With that said, since we aggressively under cut the prices that google charges for pay-per-click Advertising, it could be, although we are not saying that it is, that they are under reporting our clicks. But again we have NO control or relationship with Google so we cannot definitely state as to why their software system is doing what.”
So I asked:
“Can you suggest an alternative tool to Google Analytics so I can audit or cross check their reported results?”
Their response:
“Really the best way to track clicks on your Ads to your Web site is to write the code by your company.

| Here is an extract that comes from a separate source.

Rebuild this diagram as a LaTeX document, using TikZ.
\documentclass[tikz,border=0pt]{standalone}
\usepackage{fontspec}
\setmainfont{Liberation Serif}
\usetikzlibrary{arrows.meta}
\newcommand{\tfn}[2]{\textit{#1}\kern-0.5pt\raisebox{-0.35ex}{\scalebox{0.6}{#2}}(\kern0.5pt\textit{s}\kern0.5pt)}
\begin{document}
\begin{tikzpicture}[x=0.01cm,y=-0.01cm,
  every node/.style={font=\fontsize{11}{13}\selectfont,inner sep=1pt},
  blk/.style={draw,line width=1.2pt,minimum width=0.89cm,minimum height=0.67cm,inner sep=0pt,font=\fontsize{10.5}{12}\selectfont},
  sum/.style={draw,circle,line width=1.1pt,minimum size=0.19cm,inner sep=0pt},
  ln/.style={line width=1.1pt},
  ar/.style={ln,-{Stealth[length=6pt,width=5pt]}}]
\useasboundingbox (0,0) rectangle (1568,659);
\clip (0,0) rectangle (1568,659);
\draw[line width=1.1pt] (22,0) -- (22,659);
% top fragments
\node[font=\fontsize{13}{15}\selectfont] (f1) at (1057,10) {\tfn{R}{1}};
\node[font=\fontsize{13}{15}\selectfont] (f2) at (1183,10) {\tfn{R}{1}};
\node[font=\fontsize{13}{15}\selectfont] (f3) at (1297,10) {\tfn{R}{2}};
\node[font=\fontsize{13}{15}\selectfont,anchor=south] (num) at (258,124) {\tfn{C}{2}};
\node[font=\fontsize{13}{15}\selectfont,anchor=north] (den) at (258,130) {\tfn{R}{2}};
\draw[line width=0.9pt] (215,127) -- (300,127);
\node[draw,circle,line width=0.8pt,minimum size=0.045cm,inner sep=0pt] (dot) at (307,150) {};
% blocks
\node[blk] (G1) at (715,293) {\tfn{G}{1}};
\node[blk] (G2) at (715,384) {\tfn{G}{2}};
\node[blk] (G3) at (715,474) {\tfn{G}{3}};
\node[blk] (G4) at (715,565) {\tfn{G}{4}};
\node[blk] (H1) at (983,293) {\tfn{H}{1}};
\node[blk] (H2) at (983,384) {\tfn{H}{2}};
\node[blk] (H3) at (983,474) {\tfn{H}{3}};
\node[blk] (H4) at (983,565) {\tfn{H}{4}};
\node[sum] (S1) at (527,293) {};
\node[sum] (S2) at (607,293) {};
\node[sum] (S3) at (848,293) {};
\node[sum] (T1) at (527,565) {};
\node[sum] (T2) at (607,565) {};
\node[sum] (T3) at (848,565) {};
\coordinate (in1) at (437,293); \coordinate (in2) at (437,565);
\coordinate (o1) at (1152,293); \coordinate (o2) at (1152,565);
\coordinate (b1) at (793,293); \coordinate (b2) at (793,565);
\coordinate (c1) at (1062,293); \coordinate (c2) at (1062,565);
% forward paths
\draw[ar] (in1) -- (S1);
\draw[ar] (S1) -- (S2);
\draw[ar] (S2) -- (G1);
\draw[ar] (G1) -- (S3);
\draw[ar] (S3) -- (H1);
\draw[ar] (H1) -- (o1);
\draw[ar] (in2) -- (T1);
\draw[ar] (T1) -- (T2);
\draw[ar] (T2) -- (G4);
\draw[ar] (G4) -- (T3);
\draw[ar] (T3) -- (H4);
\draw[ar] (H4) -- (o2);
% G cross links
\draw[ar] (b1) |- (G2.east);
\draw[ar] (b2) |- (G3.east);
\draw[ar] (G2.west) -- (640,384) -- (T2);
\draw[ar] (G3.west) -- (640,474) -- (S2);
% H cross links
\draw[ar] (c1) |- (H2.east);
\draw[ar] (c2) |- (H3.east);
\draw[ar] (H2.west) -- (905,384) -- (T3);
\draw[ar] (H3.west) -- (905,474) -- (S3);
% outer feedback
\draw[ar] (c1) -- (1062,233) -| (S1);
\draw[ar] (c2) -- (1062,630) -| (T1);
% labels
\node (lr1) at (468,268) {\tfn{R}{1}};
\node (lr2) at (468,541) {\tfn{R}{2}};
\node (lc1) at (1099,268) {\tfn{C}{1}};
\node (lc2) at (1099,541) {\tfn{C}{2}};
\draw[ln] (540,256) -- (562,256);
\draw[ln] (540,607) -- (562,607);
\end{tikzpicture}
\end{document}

This is the sort of accounting that cannot be trusted to a big (search engine) company that by definition cannot pay attention to details of your particular case.”
Now, they didn’t know it but I happen to be a programmer, so while that is, in my case, technically feasible, if totally impractical, what genius would ever suggest that to an end user?

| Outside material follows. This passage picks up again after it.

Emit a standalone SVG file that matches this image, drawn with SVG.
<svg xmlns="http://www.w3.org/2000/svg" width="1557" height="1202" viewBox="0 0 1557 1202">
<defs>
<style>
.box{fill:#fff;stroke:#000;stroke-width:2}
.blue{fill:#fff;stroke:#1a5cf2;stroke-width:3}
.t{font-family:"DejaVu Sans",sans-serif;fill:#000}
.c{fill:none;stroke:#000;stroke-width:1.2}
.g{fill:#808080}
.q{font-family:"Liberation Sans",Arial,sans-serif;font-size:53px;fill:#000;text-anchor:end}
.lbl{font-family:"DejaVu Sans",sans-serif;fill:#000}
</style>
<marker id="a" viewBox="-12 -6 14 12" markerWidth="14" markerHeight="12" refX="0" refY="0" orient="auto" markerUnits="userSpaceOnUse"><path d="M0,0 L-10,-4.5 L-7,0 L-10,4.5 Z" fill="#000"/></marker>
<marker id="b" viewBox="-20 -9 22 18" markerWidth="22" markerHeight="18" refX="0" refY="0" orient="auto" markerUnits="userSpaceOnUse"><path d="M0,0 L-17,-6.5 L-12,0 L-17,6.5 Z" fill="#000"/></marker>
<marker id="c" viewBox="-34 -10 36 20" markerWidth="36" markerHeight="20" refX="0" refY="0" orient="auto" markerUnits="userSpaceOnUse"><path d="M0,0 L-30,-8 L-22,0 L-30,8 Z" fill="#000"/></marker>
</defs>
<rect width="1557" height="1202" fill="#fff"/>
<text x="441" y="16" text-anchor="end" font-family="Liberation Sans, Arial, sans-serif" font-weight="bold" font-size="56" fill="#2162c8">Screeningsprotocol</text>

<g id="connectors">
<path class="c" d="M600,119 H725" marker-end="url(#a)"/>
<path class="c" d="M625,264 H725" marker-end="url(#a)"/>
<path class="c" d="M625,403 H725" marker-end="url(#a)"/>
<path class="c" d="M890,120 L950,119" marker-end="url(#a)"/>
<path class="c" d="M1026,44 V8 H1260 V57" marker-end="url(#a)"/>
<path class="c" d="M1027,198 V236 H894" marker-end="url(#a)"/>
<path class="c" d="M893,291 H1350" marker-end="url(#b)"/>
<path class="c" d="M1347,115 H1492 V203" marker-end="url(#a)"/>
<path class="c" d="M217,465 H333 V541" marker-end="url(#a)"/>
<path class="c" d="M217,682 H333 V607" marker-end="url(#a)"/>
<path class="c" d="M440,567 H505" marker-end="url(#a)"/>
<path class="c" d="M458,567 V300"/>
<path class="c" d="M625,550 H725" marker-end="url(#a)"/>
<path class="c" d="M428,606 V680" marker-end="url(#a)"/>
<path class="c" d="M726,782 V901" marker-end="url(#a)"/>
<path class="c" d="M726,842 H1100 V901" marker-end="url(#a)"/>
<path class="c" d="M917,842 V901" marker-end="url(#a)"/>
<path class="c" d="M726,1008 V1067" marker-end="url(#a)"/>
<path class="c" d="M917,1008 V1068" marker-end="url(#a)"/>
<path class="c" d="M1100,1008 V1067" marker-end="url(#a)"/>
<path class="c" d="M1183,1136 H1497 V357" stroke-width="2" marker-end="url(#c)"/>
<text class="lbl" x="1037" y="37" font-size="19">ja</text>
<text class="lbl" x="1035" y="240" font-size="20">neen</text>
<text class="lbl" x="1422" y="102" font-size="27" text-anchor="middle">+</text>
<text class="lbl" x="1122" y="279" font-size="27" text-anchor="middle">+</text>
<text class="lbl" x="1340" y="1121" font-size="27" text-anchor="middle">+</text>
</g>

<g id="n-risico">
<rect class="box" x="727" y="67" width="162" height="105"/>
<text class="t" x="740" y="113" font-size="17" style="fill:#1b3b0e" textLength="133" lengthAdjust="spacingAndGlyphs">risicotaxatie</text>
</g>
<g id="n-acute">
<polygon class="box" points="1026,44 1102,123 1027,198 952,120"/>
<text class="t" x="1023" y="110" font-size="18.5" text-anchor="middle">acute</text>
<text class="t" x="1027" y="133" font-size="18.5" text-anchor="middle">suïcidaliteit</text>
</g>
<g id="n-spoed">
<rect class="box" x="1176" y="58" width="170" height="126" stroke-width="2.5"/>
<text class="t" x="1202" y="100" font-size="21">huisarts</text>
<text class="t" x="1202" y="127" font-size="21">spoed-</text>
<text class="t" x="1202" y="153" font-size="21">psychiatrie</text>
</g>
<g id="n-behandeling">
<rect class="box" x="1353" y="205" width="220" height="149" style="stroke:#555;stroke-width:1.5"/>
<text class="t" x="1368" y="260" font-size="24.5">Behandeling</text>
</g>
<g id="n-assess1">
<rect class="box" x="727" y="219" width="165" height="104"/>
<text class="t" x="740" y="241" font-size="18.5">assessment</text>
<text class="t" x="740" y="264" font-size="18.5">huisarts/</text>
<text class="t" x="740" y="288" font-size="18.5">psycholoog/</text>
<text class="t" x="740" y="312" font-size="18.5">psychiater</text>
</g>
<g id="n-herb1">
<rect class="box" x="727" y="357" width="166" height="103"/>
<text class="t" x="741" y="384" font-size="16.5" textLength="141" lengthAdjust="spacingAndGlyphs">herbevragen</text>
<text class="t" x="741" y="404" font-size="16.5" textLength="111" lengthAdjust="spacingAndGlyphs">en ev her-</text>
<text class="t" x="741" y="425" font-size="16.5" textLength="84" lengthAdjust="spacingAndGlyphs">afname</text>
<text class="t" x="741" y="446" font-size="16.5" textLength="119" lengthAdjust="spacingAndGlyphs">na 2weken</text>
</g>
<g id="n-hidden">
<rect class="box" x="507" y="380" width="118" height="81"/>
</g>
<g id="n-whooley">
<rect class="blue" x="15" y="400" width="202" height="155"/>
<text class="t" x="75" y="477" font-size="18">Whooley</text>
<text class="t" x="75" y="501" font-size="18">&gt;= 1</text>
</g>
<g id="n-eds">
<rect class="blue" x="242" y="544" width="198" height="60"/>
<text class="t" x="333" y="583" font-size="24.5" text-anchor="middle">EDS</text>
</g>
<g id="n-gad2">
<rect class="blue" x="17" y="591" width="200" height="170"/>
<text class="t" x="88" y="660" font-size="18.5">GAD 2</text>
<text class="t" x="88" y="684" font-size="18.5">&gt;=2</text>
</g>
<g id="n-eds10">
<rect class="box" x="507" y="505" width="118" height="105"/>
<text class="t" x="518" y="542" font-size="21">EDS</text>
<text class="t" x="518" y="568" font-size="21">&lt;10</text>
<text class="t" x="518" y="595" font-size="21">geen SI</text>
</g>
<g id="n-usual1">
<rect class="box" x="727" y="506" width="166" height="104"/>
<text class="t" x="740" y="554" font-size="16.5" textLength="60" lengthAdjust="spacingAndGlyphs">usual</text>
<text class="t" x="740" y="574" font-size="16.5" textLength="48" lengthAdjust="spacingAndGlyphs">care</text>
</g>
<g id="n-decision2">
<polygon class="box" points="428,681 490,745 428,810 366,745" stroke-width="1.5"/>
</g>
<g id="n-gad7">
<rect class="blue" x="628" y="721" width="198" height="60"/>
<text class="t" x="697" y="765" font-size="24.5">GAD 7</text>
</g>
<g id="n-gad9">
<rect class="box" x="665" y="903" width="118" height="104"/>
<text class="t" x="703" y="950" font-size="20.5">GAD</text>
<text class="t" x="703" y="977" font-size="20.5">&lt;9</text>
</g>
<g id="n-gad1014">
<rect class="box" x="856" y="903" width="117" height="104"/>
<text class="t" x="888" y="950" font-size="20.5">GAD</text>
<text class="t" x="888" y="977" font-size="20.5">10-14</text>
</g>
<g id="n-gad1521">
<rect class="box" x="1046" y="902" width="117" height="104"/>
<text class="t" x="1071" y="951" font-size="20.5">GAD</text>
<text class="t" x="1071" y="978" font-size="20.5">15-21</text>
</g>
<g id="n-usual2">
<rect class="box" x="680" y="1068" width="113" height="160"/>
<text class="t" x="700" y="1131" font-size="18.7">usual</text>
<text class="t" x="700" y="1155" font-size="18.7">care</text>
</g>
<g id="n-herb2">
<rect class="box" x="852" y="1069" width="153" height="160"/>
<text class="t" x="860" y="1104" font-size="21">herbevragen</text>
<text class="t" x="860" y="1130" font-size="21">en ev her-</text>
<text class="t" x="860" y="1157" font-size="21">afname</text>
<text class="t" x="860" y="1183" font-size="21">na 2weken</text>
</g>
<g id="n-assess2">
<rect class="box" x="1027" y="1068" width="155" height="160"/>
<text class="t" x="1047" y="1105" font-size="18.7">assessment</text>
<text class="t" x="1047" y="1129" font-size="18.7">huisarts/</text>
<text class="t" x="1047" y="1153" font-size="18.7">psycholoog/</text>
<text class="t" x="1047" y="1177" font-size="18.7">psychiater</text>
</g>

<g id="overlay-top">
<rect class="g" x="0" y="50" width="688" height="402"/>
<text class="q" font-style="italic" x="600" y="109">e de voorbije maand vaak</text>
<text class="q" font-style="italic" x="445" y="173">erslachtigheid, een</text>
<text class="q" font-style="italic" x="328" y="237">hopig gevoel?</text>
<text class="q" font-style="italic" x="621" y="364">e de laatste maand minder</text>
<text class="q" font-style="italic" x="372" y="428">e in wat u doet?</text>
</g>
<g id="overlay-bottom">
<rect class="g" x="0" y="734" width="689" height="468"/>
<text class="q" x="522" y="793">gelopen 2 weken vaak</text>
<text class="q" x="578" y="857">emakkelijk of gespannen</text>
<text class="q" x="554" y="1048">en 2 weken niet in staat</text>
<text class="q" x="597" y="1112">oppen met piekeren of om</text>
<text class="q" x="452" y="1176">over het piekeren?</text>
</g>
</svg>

So, on the million to one shot that their maligning of Google had some substance to it, I found another web site visit tracker, GetClicky, and installed the tracking code for it. I left the Google tracking code on the page so I could compare results from the two analytics tools.
I also checked my web site hosting control panel and looked at the site visits as reported by Awstats. Most web site hosting companies provide some basic statistical reporting. I am told the reason Awstats reports more visitors for the same time frame compared to Google or GetClicky as that the latter two filter out automated traffic like search engine bots and the like that Awstats doesn’t.
Anoox claim to have sent my site 97 visitors in the last 7 days.
Awstats only report on a calendar month. For the entire month of February Awstats reports only 89 unique visits.
That’s less visits for the two weeks than Anoox reports for the week.
Google reports 22 visits in last 7 days (Feb 7-13th), only _3_ coming from Anoox.
GetClicky reports 23 visits in last 7 days (Feb 7-13th). (They do not break the visits down by source.)
GetClicky returns a similar number of visits to Google but provides no source of visit breakdown, which I find useful. I used GetClicky purely as a cross check to investigate suggestions of impropriety on Google’s part. Turns out it blows them totally out of the water.
So three other site visit reporting tools offer a wildly different number of visits than those for which Anoox claims to have generated and for which I am charged.
Data from three other sources suggest Anoox to be charging for 10-20 times more clicks than for which they are responsible for visitors.